Against this tense strategic backdrop, ASEAN was formed in 1967 with the aim of reconciling relations among three of its five pioneer members – Malaysia, Indonesia, Singapore, Thailand, and Philippines – and serve as an important confidence building platform. ASEAN originally focused on discussing cooperation in socio-economic-cultural activities and pledged a strong adherence to the principle of non-interference in member states’ internal affairs.
Since the end of the Cold War, ASEAN has increased its membership to include every Southeast Asian nation except East Timor; Myanmar was admitted in 1997. ASEAN has also broadened its security and economic engagements to encompass multiple forums and platforms, including the ASEAN Defence Ministers Meeting (ADMM), ASEAN Political-Security Community (APSC), and ASEAN Free Trade Agreement (AFTA). It also expanded its multilateral mechanisms outside its region by connecting with external powers such as the United States, China, Russia, Japan, and Australia via the ASEAN Regional Forum, ASEAN+6, ADMM+, and numerous other multilateral platforms. At the same time ASEAN has signed a few free trade agreements as a bloc with other economic blocs and other states.

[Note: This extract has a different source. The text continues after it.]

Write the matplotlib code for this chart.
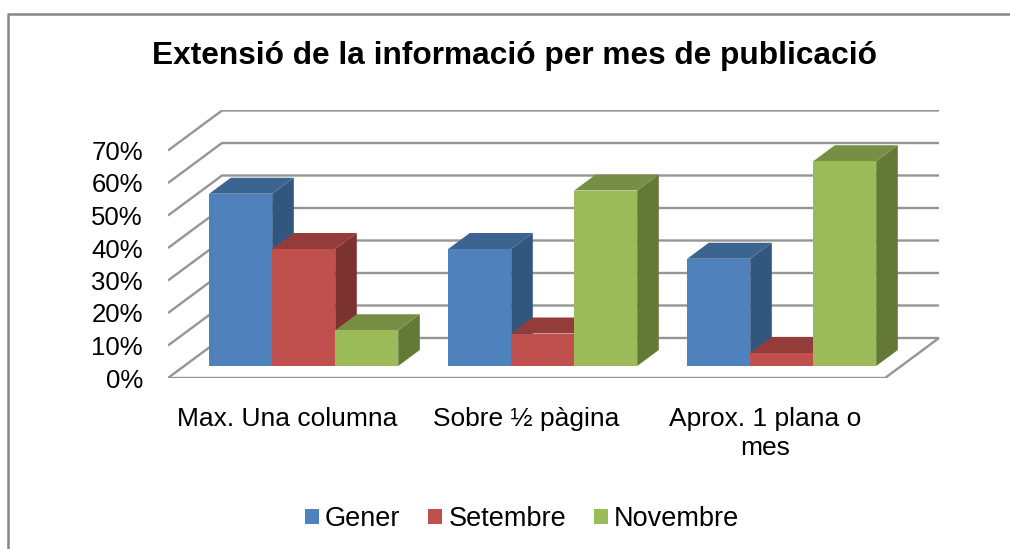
import matplotlib
matplotlib.use('Agg')
import matplotlib.pyplot as plt
from matplotlib.patches import Polygon, Patch
from matplotlib.lines import Line2D

plt.rcParams['font.family'] = ['Liberation Sans', 'DejaVu Sans']

# ---- data ----
categories = ['Max. Una columna', 'Sobre ½ pàgina', 'Aprox. 1 plana o\nmes']
series_names = ['Gener', 'Setembre', 'Novembre']
gener = [53, 36, 33]
setembre = [36, 10, 4]
novembre = [11, 54, 63]
y_ticks = [0, 10, 20, 30, 40, 50, 60, 70]
y_tick_labels = ['0%', '10%', '20%', '30%', '40%', '50%', '60%', '70%']
title = 'Extensió de la informació per mes de publicació'

front_colors = ['#4F81BD', '#C0504D', '#9BBB59']
top_colors = ['#3C6491', '#933C3A', '#778F44']
side_colors = ['#33567F', '#7C3231', '#657937']
grid_color = '#959595'

series = [gener, setembre, novembre]

W, H = 1010, 549
fig = plt.figure(figsize=(W / 100, H / 100), dpi=100)
fig.patch.set_facecolor('white')

px_per_cat = 239.0
px_per_pct = 3.25
ax = fig.add_axes([168 / W, (H - 378) / H, 772 / W, 268 / H])
ax.set_xlim(0, 772 / px_per_cat)
ax.set_ylim(0, 268 / px_per_pct)
ax.set_frame_on(False)

DX = 54 / px_per_cat      # full depth, x data units
DY = 40 / px_per_pct      # full depth, y data units
n_cat = len(categories)

# floor
floor = Polygon([(0, 0), (n_cat, 0), (n_cat + DX, DY), (DX, DY)], closed=True,
                facecolor='white', edgecolor=grid_color, lw=1.7, zorder=1)
ax.add_patch(floor)
# gridlines on left + back walls
for v in y_ticks[1:]:
    ax.plot([0, DX, n_cat + DX], [v, v + DY, v + DY], color=grid_color, lw=1.7,
            zorder=1, solid_capstyle='butt')

# bars
w = 63 / px_per_cat
d0 = 0.3   # bar front depth fraction
bd = 0.4   # bar depth fraction
for j in range(n_cat):
    for i, vals in enumerate(series):
        v = vals[j]
        x0 = j + 0.5 - 1.5 * w + i * w + d0 * DX
        y0 = d0 * DY
        ox, oy = bd * DX, bd * DY
        side = [(x0 + w, y0), (x0 + w + ox, y0 + oy), (x0 + w + ox, y0 + v + oy), (x0 + w, y0 + v)]
        top = [(x0, y0 + v), (x0 + w, y0 + v), (x0 + w + ox, y0 + v + oy), (x0 + ox, y0 + v + oy)]
        front = [(x0, y0), (x0 + w, y0), (x0 + w, y0 + v), (x0, y0 + v)]
        z = 2 + j * 3 + i
        ax.add_patch(Polygon(side, closed=True, facecolor=side_colors[i], edgecolor='none', zorder=z))
        ax.add_patch(Polygon(top, closed=True, facecolor=top_colors[i], edgecolor='none', zorder=z))
        ax.add_patch(Polygon(front, closed=True, facecolor=front_colors[i], edgecolor='none', zorder=z))

ax.set_yticks(y_ticks)
ax.set_yticklabels(y_tick_labels, fontsize=18.5)
ax.set_xticks([j + 0.5 for j in range(n_cat)])
ax.set_xticklabels(categories, fontsize=19, linespacing=1.25)
ax.tick_params(axis='both', length=0)
ax.tick_params(axis='y', pad=18)
ax.tick_params(axis='x', pad=21)

fig.text(515 / W, 1 - 64 / H, title, ha='center', va='baseline', fontsize=22.8,
         fontweight='bold')

handles = [Patch(facecolor=c, edgecolor='none') for c in front_colors]
fig.legend(handles, series_names, loc='center', bbox_to_anchor=(522 / W, 1 - 519 / H),
           ncol=3, frameon=False, fontsize=19.5, handlelength=0.52, handleheight=0.52,
           handletextpad=0.22, columnspacing=1.04, borderpad=0)

# chart border
fig.add_artist(Line2D([8 / W, 8 / W, 1], [0, 1 - 14 / H, 1 - 14 / H],
                      transform=fig.transFigure, color='#878787', lw=1.8))

fig.savefig('out.png', dpi=100)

ASEAN’s main focus of security dialogues usually touches on cooperation in mitigating non-traditional military issues such as international crime, transboundary pollution, humanitarian disaster assistance and relief, and cyber security. Some of these dialogues have been translated into meaningful actions but usually take a long process for ASEAN to deliberate and decide based on its consensus-based form of decision-making.
The core principles that make ASEAN unique – non-intervention in the internal affairs of its members and consensus in decision-making – are crucial in sustaining the organization. While ASEAN has been accused of being paralyzed by these principles and described as a “talk shop,” it must be pointed out that these principles have been the price of keeping all its members in.
The ASEAN member states have mixed historical experiences, which required a common set of principles to ensure every member is willing to sustain its membership of ASEAN, and to ensure the regional body’s cohesion. ASEAN member states are characterized by a wide range of regime types, including monarchic, democratic, authoritarian, and communist systems. Except for Thailand, all of its members were former colonies of Western powers and have gained their independence since World War II. As a result of decolonization and creation of new states with sovereign territories, some of the ASEAN members have overlapping boundary issues, and a few of its members have gone through tumultuous nation building processes, often suspicious of their neighbors’ strategic intentions. Hence, the allaying of covert interference by regional neighbors via ASEAN’s principle of non-interference is a sacrosanct tenet for keeping the region stable and preventing conflicts erupting among its members.
The military coup in Myanmar was not the first that ASEAN has experienced. For example, in the last two decades, Thailand has had two coup d’etats, in 2006 and 2014. As a response to the most recent of these coups, ASEAN released an official statement urging all parties to resolve the crisis peacefully through dialogue. The Thailand coup was later resolved internally. Any tougher pressure against Myanmar’s junta today might attract accusations of double-standards by ASEAN. Indeed, what ASEAN has committed to in its recent attempts to resolve the current Myanmar coup is much more dynamic and tenacious than its response to past coups in Thailand. Hence, despite strong calls for more resolute ASEAN actions to alleviate Myanmar’s post-coup crisis, ASEAN should not be expected to do more than what it is capable of or willing to do.